Anno: 
2018
Nome e qualifica del proponente del progetto: 
sb_p_1245317
Abstract: 

In recent years, many advanced economies have been characterized by a slowdown of productivity. We focus on the weak impact of the information and communication technology (ICT) adoption on the productivity dynamics of the economy. One of the explanations of this apparent modest contribution (the 'Solow paradox') underlines the difficulty in detecting the ICT specific role amid the overall slowing productivity growth. The project aims at showing that this productivity slowdown may be due to the negative externalities imposed on the economy by the ICT. For instance, firms such as Amazon and Ebay are free riding (or freeloading) on traditional retailers. Publishing is an example where those firms do not have the costs of maintaining a bookshop or a showroom but receive the benefits of traditional booksellers and retailers. We will examine the effect of these externalities within a framework of a nonlinear model where the ICT productivity contribution is endogenized.

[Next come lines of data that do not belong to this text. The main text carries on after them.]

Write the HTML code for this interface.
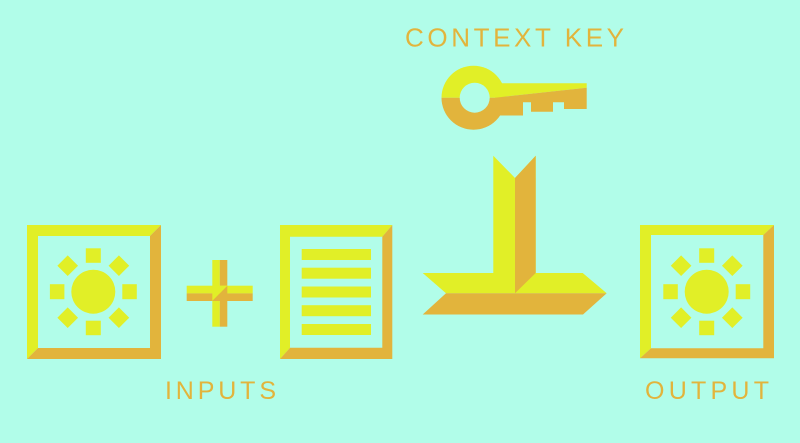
<!DOCTYPE html>
<html><head><meta charset="utf-8"><style>
html,body{margin:0;padding:0;background:#b1fde9;}
svg{display:block}
text{font-family:"Liberation Sans","DejaVu Sans",sans-serif;fill:#e2b43c;}
</style></head><body>
<svg width="800" height="443" viewBox="0 0 800 443" xmlns="http://www.w3.org/2000/svg">
<rect width="800" height="443" fill="#b1fde9"/>
<defs>
<g id="sun">
<circle cx="0" cy="0" r="22" fill="#e1ef27"/>
<rect x="-7.5" y="-43.4" width="15" height="14.5" fill="#e1ef27"/>
<rect x="-7.5" y="29" width="15" height="14.5" fill="#e1ef27"/>
<rect x="-43.4" y="-7.5" width="14.5" height="15" fill="#e1ef27"/>
<rect x="29" y="-7.5" width="14.5" height="15" fill="#e1ef27"/>
<g fill="#e1ef27">
<rect x="-7.3" y="-7.3" width="14.6" height="14.6" transform="translate(-25.6,-26) rotate(45)"/>
<rect x="-7.3" y="-7.3" width="14.6" height="14.6" transform="translate(25.6,-26) rotate(45)"/>
<rect x="-7.3" y="-7.3" width="14.6" height="14.6" transform="translate(-25.6,26) rotate(45)"/>
<rect x="-7.3" y="-7.3" width="14.6" height="14.6" transform="translate(25.6,26) rotate(45)"/>
</g>
</g>
</defs>
<polygon points="27,225 161,225 150,236 38,236 38,348 27,359" fill="#e1ef27"/>
<polygon points="161,225 161,359 27,359 38,348 150,348 150,236" fill="#e2b43c"/>
<use href="#sun" x="93.3" y="291.7"/>
<rect x="212.3" y="260" width="7.5" height="66.7" fill="#e1ef27"/>
<rect x="219.8" y="260" width="7.5" height="66.7" fill="#e2b43c"/>
<rect x="186.7" y="285.7" width="66" height="7.7" fill="#e1ef27"/>
<rect x="186.7" y="293.4" width="66" height="7.6" fill="#e2b43c"/>
<polygon points="212.3,285.7 227.3,285.7 212.3,301" fill="#e1ef27"/>
<polygon points="227.3,285.7 227.3,301 212.3,301" fill="#e2b43c"/>
<polygon points="280,225 392.3,225 382.3,236.7 290,236.7 290,347.7 280,359" fill="#e1ef27"/>
<polygon points="392.3,225 392.3,359 280,359 290,347.7 382.3,347.7 382.3,236.7" fill="#e2b43c"/>
<g fill="#e1ef27">
<rect x="301.7" y="249" width="69.3" height="11"/>
<rect x="301.7" y="267.7" width="69.3" height="11"/>
<rect x="301.7" y="286.5" width="69.3" height="11"/>
<rect x="301.7" y="305.2" width="69.3" height="11"/>
<rect x="301.7" y="324" width="69.3" height="11"/>
</g>
<polygon points="493.3,155.7 515,178 515,293.3 446,293.3 422.7,273 493.3,273" fill="#e1ef27"/>
<polygon points="515,178 535.7,155.7 535.7,273 582.7,273 606.7,293.3 515,293.3" fill="#e1ef27"/>
<polygon points="515,178 535.7,155.7 535.7,273 515,293.3" fill="#e2b43c"/>
<polygon points="446,293.3 606.7,293.3 583,314.5 422.7,314.5" fill="#e2b43c"/>
<path d="M441.5,97.7 A32,32 0 0 1 505.5,97.7 Z" fill="#e1ef27"/>
<path d="M441.5,97.7 A32,32 0 0 0 505.5,97.7 Z" fill="#e2b43c"/>
<polygon points="495,83.3 586.7,83.3 586.7,87.7 495,97.7" fill="#e1ef27"/>
<polygon points="495,97.7 586.7,87.7 586.7,109 564,109 564,102.3 553,102.3 553,111.7 531,111.7 531,102.3 523,102.3 523,115.5 495,115.5" fill="#e2b43c"/>
<circle cx="474.7" cy="97.7" r="15" fill="#b1fde9"/>
<polygon points="640,225 774,225 763.3,235 651,235 651,348.3 640,358.3" fill="#e1ef27"/>
<polygon points="774,225 774,358.3 640,358.3 651,348.3 763.3,348.3 763.3,235" fill="#e2b43c"/>
<use href="#sun" x="706.7" y="291.7"/>
<text x="405" y="46.7" font-size="26" textLength="219" lengthAdjust="spacing">CONTEXT KEY</text>
<text x="165" y="399" font-size="25" textLength="111" lengthAdjust="spacing">INPUTS</text>
<text x="645" y="399" font-size="25" textLength="124" lengthAdjust="spacing">OUTPUT</text>
</svg>
</body></html>
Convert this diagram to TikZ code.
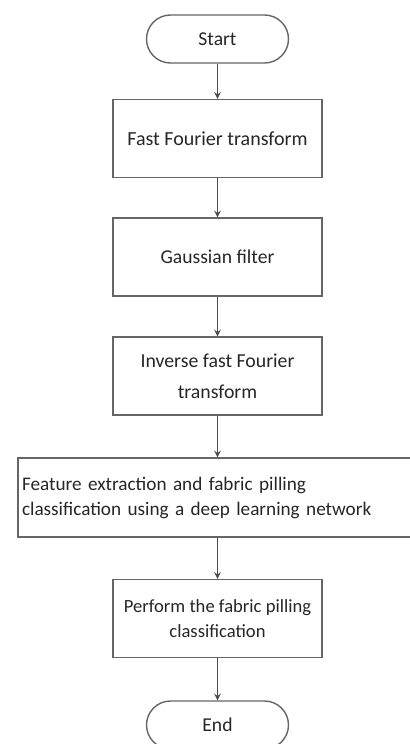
\documentclass[tikz,border=0pt]{standalone}
\usepackage{fontspec}
\setmainfont{Carlito}
\usepackage{tikz}

\tikzset{
  stepbox/.style={draw=black!60,line width=0.7pt,text=black!85,minimum width=104.5pt,minimum height=39pt,align=center,inner sep=2pt,font=\fontsize{9.8pt}{12.5pt}\selectfont},
  termbox/.style={stepbox,rounded corners=12pt,minimum width=71pt,minimum height=24pt},
  flow/.style={draw=black!70,line width=0.5pt,-stealth}
}

\begin{document}
\begin{tikzpicture}[x=0.5pt,y=-0.5pt]
  \useasboundingbox (0,0) rectangle (409,744);
  \node[termbox] (start) at (217.5,39) {Start};
  \node[stepbox,font=\fontsize{10pt}{12.5pt}\selectfont] (fft) at (217.5,138.5) {Fast Fourier transform};
  \node[stepbox] (gauss) at (217.5,257) {Gaussian filter};
  \node[stepbox,font=\fontsize{9.9pt}{15.5pt}\selectfont] (ifft) at (217.5,376) {Inverse fast Fourier\\transform};
  \node[stepbox,align=left,text width=195.5pt,minimum height=39.5pt,font=\fontsize{9.6pt}{12.5pt}\selectfont] (feat) at (217.5,497.5) {Feature extraction and fabric pilling\\classification using a deep learning network};
  \node[stepbox,font=\fontsize{9.3pt}{12.5pt}\selectfont] (perf) at (217.5,618.5) {Perform the fabric pilling\\classification};
  \node[termbox] (end) at (217.5,725) {End};
  \draw[flow] (start) -- (fft);
  \draw[flow] (fft) -- (gauss);
  \draw[flow] (gauss) -- (ifft);
  \draw[flow] (ifft) -- (feat);
  \draw[flow] (feat) -- (perf);
  \draw[flow] (perf) -- (end);
\end{tikzpicture}
\end{document}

To this end, we will specify and estimate a two-level constant elasticity of substitution (CES) aggregate production function -- that nests two CES production functions into another CES function -- with four inputs (traditional and innovative capital, skilled and unskilled labor). With this specification, in the model there are two intermediate goods: a traditional good produced by capital, unskilled labor, and the ICT good produced by innovative capital and skilled labor. The final good is obtained combining the two intermediate goods. The model will be specified and estimated as continuous-time general disequilibrium framework. Exploiting this theoretical structure, we aim to measure the negative externalities imposed on the economy by the ICT.

ERC: 
SH1_1
SH1_11
SH1_6
Innovatività: 

More than thirty years later after Robert Solow observed 'seeing computers everywhere but in the productivity statistics,' the question of productivity gains from ICT remains unanswered. This research tries to give an answer to this long-lasting question by using a theoretical structure based on a nonlinear model where the ICT is endogenized. In doing so, it adopts a multisector framework whereby a final good is produced by using two intermediate goods, a traditional and an innovative one, thus making endogenous the ICT contribution to final output. Our aim is to specify and estimate a two-level CES aggregate production function that nests two CES production functions into another CES function. As a result, the ICT efficiency contribution (a rate of technical progress) to the traditional economy can be estimated. This contribution can be ambiguous. On the one hand, the use of ICT intermediate good increases the efficiency of the economy. This could arise from better communications, increased use of robots to replace labor, more efficient processing of transactions, better management control, control of inventories, cash, investments, etc. On the other, the use of ICT affects negatively the traditional economy imposing negative externalities on the traditional economy. This latter effect is especially relevant in economies, like Italy or Spain, where the weight of traditional sector is important. This latter effect can offset the former, and has thus the potential of explaining the productivity paradox not only in economies, like Italy's, where the traditional sector has a dominant weight, but also in more advanced countries, such as UK and USA.